_Directions_
Emit the data below verbatim, stripping out any pictures.
▼▼▼
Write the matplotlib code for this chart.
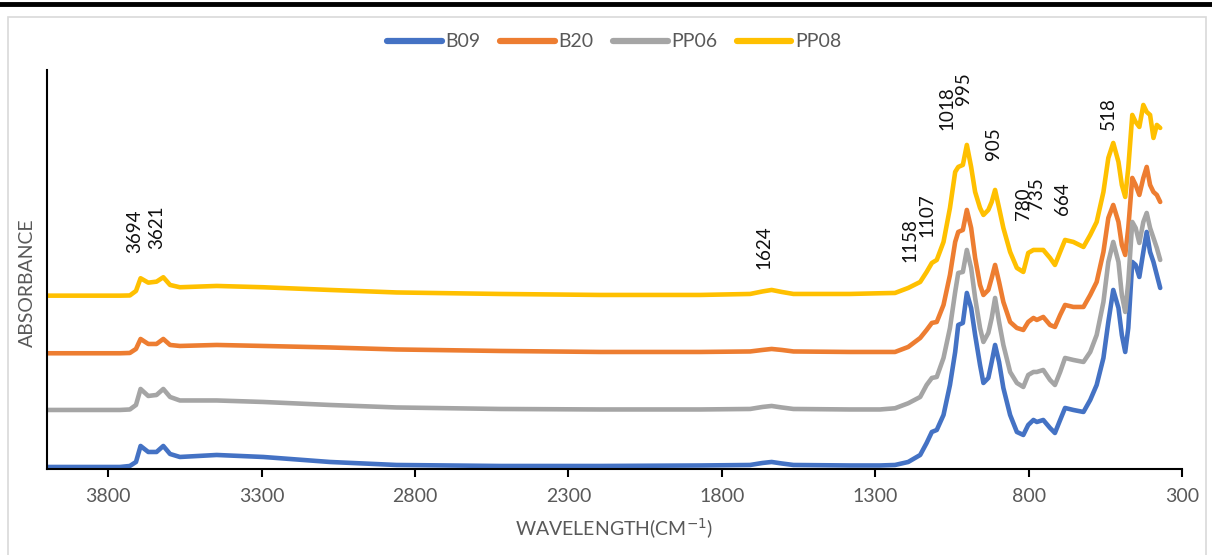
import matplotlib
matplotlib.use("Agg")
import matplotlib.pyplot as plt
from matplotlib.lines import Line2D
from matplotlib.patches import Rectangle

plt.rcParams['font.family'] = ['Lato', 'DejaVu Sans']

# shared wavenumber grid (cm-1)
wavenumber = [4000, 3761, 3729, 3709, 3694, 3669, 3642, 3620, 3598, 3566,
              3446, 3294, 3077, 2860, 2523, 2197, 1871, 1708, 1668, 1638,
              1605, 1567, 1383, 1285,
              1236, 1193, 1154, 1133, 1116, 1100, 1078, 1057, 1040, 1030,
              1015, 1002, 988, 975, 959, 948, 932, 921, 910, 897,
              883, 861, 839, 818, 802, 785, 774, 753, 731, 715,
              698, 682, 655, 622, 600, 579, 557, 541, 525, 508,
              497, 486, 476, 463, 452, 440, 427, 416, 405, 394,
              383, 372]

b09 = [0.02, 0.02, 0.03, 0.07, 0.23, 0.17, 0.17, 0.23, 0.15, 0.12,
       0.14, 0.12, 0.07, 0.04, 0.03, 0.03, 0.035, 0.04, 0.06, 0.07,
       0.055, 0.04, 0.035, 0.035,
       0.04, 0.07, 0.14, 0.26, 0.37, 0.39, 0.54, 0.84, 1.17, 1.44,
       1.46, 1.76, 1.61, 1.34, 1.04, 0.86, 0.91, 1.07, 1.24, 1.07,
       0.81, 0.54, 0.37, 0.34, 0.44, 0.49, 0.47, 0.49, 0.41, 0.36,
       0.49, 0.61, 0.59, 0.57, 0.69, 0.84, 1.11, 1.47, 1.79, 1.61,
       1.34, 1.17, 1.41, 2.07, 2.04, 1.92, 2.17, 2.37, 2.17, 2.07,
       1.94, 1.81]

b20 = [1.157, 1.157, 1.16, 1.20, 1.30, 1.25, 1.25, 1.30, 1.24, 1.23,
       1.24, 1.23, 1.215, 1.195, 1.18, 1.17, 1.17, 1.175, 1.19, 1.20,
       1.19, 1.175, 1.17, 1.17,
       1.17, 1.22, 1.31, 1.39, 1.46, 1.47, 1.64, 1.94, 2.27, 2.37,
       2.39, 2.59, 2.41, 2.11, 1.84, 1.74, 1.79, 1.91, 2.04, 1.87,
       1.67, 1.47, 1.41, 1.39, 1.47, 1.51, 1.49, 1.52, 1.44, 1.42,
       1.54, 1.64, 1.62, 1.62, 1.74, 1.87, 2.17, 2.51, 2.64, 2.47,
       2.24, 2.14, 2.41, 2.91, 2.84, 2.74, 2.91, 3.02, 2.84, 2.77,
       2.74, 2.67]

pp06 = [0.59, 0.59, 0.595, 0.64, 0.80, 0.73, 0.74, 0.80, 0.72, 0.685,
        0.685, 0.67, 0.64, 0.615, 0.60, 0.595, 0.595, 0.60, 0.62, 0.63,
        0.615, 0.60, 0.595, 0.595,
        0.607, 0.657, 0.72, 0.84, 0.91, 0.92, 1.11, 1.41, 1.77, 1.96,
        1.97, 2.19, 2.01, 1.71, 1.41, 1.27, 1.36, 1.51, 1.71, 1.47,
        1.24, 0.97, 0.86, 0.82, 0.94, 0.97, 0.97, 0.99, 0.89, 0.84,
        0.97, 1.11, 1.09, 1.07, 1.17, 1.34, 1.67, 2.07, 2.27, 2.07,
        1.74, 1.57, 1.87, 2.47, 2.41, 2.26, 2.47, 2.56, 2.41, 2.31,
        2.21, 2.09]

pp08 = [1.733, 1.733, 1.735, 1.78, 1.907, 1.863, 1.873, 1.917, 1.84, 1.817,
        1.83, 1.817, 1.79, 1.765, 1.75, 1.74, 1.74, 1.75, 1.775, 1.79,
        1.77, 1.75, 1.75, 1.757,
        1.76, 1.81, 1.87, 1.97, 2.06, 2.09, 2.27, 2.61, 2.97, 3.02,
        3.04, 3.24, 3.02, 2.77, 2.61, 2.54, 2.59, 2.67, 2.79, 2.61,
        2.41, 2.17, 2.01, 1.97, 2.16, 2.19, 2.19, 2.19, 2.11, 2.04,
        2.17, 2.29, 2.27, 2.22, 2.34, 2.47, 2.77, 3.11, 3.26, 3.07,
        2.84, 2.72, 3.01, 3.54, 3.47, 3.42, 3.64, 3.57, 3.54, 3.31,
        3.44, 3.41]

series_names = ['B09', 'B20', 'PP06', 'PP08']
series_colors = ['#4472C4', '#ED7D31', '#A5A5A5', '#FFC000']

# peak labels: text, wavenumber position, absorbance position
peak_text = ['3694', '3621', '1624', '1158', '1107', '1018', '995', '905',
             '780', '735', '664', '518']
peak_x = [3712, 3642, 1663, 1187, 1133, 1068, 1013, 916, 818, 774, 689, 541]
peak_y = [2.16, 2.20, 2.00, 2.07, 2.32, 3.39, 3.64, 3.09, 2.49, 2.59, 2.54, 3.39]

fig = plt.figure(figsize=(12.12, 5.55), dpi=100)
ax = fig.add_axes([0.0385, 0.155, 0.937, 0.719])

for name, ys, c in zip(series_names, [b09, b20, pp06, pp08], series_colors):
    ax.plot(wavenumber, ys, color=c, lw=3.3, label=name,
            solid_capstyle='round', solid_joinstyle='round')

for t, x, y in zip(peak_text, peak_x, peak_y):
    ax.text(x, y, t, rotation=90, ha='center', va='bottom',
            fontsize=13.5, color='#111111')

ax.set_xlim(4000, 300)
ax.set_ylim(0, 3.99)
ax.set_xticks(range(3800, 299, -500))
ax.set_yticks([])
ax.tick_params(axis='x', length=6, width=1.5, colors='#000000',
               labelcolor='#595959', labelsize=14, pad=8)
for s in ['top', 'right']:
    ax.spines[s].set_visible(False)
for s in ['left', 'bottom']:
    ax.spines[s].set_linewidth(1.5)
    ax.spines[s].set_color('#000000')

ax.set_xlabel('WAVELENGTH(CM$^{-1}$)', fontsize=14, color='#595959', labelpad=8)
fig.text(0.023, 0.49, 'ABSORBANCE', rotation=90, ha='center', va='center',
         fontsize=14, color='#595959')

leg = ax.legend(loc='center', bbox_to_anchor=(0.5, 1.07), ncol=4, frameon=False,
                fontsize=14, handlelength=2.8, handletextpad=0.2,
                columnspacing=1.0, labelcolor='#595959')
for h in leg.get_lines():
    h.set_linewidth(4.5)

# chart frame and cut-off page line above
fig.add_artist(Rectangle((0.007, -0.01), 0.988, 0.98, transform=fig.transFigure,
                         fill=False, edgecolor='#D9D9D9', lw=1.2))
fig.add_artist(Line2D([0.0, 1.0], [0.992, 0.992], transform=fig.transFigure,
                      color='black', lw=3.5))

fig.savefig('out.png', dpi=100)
▲▲▲
_Answer to the problem_
Write the matplotlib code for this chart.
import matplotlib
matplotlib.use("Agg")
import matplotlib.pyplot as plt
from matplotlib.lines import Line2D
from matplotlib.patches import Rectangle

plt.rcParams['font.family'] = ['Lato', 'DejaVu Sans']

# shared wavenumber grid (cm-1)
wavenumber = [4000, 3761, 3729, 3709, 3694, 3669, 3642, 3620, 3598, 3566,
              3446, 3294, 3077, 2860, 2523, 2197, 1871, 1708, 1668, 1638,
              1605, 1567, 1383, 1285,
              1236, 1193, 1154, 1133, 1116, 1100, 1078, 1057, 1040, 1030,
              1015, 1002, 988, 975, 959, 948, 932, 921, 910, 897,
              883, 861, 839, 818, 802, 785, 774, 753, 731, 715,
              698, 682, 655, 622, 600, 579, 557, 541, 525, 508,
              497, 486, 476, 463, 452, 440, 427, 416, 405, 394,
              383, 372]

b09 = [0.02, 0.02, 0.03, 0.07, 0.23, 0.17, 0.17, 0.23, 0.15, 0.12,
       0.14, 0.12, 0.07, 0.04, 0.03, 0.03, 0.035, 0.04, 0.06, 0.07,
       0.055, 0.04, 0.035, 0.035,
       0.04, 0.07, 0.14, 0.26, 0.37, 0.39, 0.54, 0.84, 1.17, 1.44,
       1.46, 1.76, 1.61, 1.34, 1.04, 0.86, 0.91, 1.07, 1.24, 1.07,
       0.81, 0.54, 0.37, 0.34, 0.44, 0.49, 0.47, 0.49, 0.41, 0.36,
       0.49, 0.61, 0.59, 0.57, 0.69, 0.84, 1.11, 1.47, 1.79, 1.61,
       1.34, 1.17, 1.41, 2.07, 2.04, 1.92, 2.17, 2.37, 2.17, 2.07,
       1.94, 1.81]

b20 = [1.157, 1.157, 1.16, 1.20, 1.30, 1.25, 1.25, 1.30, 1.24, 1.23,
       1.24, 1.23, 1.215, 1.195, 1.18, 1.17, 1.17, 1.175, 1.19, 1.20,
       1.19, 1.175, 1.17, 1.17,
       1.17, 1.22, 1.31, 1.39, 1.46, 1.47, 1.64, 1.94, 2.27, 2.37,
       2.39, 2.59, 2.41, 2.11, 1.84, 1.74, 1.79, 1.91, 2.04, 1.87,
       1.67, 1.47, 1.41, 1.39, 1.47, 1.51, 1.49, 1.52, 1.44, 1.42,
       1.54, 1.64, 1.62, 1.62, 1.74, 1.87, 2.17, 2.51, 2.64, 2.47,
       2.24, 2.14, 2.41, 2.91, 2.84, 2.74, 2.91, 3.02, 2.84, 2.77,
       2.74, 2.67]

pp06 = [0.59, 0.59, 0.595, 0.64, 0.80, 0.73, 0.74, 0.80, 0.72, 0.685,
        0.685, 0.67, 0.64, 0.615, 0.60, 0.595, 0.595, 0.60, 0.62, 0.63,
        0.615, 0.60, 0.595, 0.595,
        0.607, 0.657, 0.72, 0.84, 0.91, 0.92, 1.11, 1.41, 1.77, 1.96,
        1.97, 2.19, 2.01, 1.71, 1.41, 1.27, 1.36, 1.51, 1.71, 1.47,
        1.24, 0.97, 0.86, 0.82, 0.94, 0.97, 0.97, 0.99, 0.89, 0.84,
        0.97, 1.11, 1.09, 1.07, 1.17, 1.34, 1.67, 2.07, 2.27, 2.07,
        1.74, 1.57, 1.87, 2.47, 2.41, 2.26, 2.47, 2.56, 2.41, 2.31,
        2.21, 2.09]

pp08 = [1.733, 1.733, 1.735, 1.78, 1.907, 1.863, 1.873, 1.917, 1.84, 1.817,
        1.83, 1.817, 1.79, 1.765, 1.75, 1.74, 1.74, 1.75, 1.775, 1.79,
        1.77, 1.75, 1.75, 1.757,
        1.76, 1.81, 1.87, 1.97, 2.06, 2.09, 2.27, 2.61, 2.97, 3.02,
        3.04, 3.24, 3.02, 2.77, 2.61, 2.54, 2.59, 2.67, 2.79, 2.61,
        2.41, 2.17, 2.01, 1.97, 2.16, 2.19, 2.19, 2.19, 2.11, 2.04,
        2.17, 2.29, 2.27, 2.22, 2.34, 2.47, 2.77, 3.11, 3.26, 3.07,
        2.84, 2.72, 3.01, 3.54, 3.47, 3.42, 3.64, 3.57, 3.54, 3.31,
        3.44, 3.41]

series_names = ['B09', 'B20', 'PP06', 'PP08']
series_colors = ['#4472C4', '#ED7D31', '#A5A5A5', '#FFC000']

# peak labels: text, wavenumber position, absorbance position
peak_text = ['3694', '3621', '1624', '1158', '1107', '1018', '995', '905',
             '780', '735', '664', '518']
peak_x = [3712, 3642, 1663, 1187, 1133, 1068, 1013, 916, 818, 774, 689, 541]
peak_y = [2.16, 2.20, 2.00, 2.07, 2.32, 3.39, 3.64, 3.09, 2.49, 2.59, 2.54, 3.39]

fig = plt.figure(figsize=(12.12, 5.55), dpi=100)
ax = fig.add_axes([0.0385, 0.155, 0.937, 0.719])

for name, ys, c in zip(series_names, [b09, b20, pp06, pp08], series_colors):
    ax.plot(wavenumber, ys, color=c, lw=3.3, label=name,
            solid_capstyle='round', solid_joinstyle='round')

for t, x, y in zip(peak_text, peak_x, peak_y):
    ax.text(x, y, t, rotation=90, ha='center', va='bottom',
            fontsize=13.5, color='#111111')

ax.set_xlim(4000, 300)
ax.set_ylim(0, 3.99)
ax.set_xticks(range(3800, 299, -500))
ax.set_yticks([])
ax.tick_params(axis='x', length=6, width=1.5, colors='#000000',
               labelcolor='#595959', labelsize=14, pad=8)
for s in ['top', 'right']:
    ax.spines[s].set_visible(False)
for s in ['left', 'bottom']:
    ax.spines[s].set_linewidth(1.5)
    ax.spines[s].set_color('#000000')

ax.set_xlabel('WAVELENGTH(CM$^{-1}$)', fontsize=14, color='#595959', labelpad=8)
fig.text(0.023, 0.49, 'ABSORBANCE', rotation=90, ha='center', va='center',
         fontsize=14, color='#595959')

leg = ax.legend(loc='center', bbox_to_anchor=(0.5, 1.07), ncol=4, frameon=False,
                fontsize=14, handlelength=2.8, handletextpad=0.2,
                columnspacing=1.0, labelcolor='#595959')
for h in leg.get_lines():
    h.set_linewidth(4.5)

# chart frame and cut-off page line above
fig.add_artist(Rectangle((0.007, -0.01), 0.988, 0.98, transform=fig.transFigure,
                         fill=False, edgecolor='#D9D9D9', lw=1.2))
fig.add_artist(Line2D([0.0, 1.0], [0.992, 0.992], transform=fig.transFigure,
                      color='black', lw=3.5))

fig.savefig('out.png', dpi=100)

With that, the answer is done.